AIDC-AI / Ovis

A novel Multimodal Large Language Model (MLLM) architecture, designed to structurally align visual and textual embeddings.
https://huggingface.co/AIDC-AI/Ovis1.5-Llama3-8B
Apache License 2.0
105 stars 3 forks source link

The training effect is poor using official data and code #15

Open liuheng0111 opened 1 week ago

liuheng0111 commented 1 week ago

Hi, I using the dataset the same as Ovis-data, training with gemma2-9b, the loss drop but i find the model can't follow instructions. Is it because the vision encoder was unfreeze in the S3 stage, caused the visual module to crash?

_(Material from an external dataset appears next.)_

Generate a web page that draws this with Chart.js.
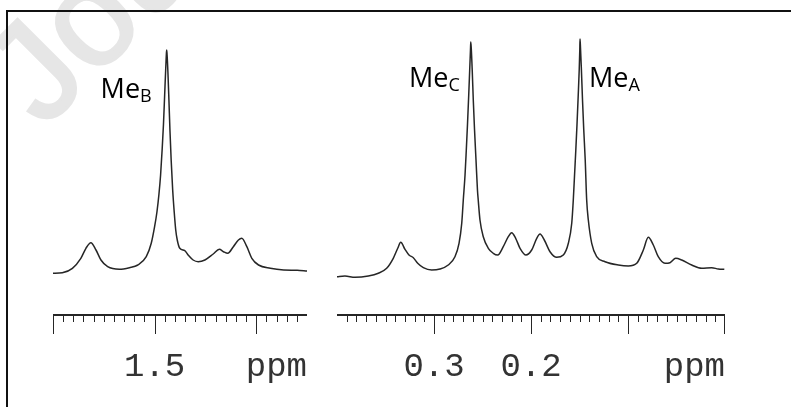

What is your training configuration like? How many cards are used? What is the batch_size of each card? Are the optimizer parameters the same as the script settings?

runninglsy commented 1 week ago

The training configurations for each stage can be found at: https://github.com/AIDC-AI/Ovis/tree/main/scripts/v1_5.

The parameters in the scripts are configured for an 8-GPU setting. During actual training, we utilize an internal distributed system that typically employs 64 or more GPUs. Nevertheless, the overall batch size remains consistent with that defined in the scripts. The code, data, and hyperparameters we used for training are consistent with the open-source version.